Winter Haven’s One Water Master Plan appears to be an exploration of additional alternatives to the PRWC plan.

“Storing and recharging more water in this headwaters region according to its natural capacity are the two highest priorities,” according to One Water Master Plan documents.

The plans may seem very different, but Britt says plans by the city and the PRWC are getting closer together.

“There are positive signs that this is happening,” Britt said. “Winter Haven's role at the moment is to move forward with the direction we have been moving since 2000 and work towards what is a combined solution, long-term.”

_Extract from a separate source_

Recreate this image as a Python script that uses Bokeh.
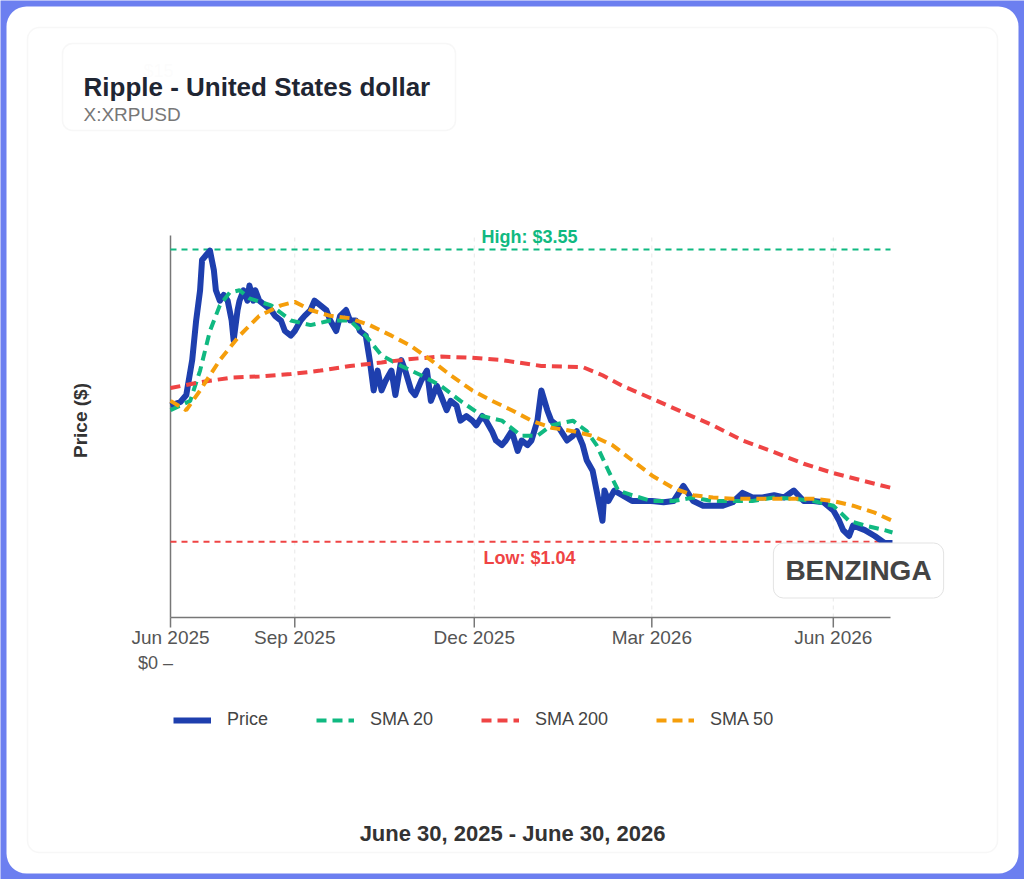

The primary One Water Master Plan concept that applies to alternative water supply is that the city would get credit for recharging the aquifer, allowing an equal amount to be drawn the old fashioned way.

Hubbard also said around 40 percent of all city treated water gets sprayed on lawns. If half of that was conserved, and the city didn't let treated waste water flow downstream, the city would have around 6 million gallons of water per day to store or recharge. Another 6 million gallons of water per day would put the city in good shape, but Hubbard said the city may need to purchase another 2 million gallons of water per day from the PRWC board in the coming years, once pipes are built to places other than along the Lake Wales Ridge.

Britt said the One Water Master Plan was not his idea, but Hubbard's. That said, Britt has been working on this problem in Winter Haven for decades.

“By the time (the One Water Master Plan) is complete, it will be 20 years in the making, right before I retire in September 2021,” Britt said.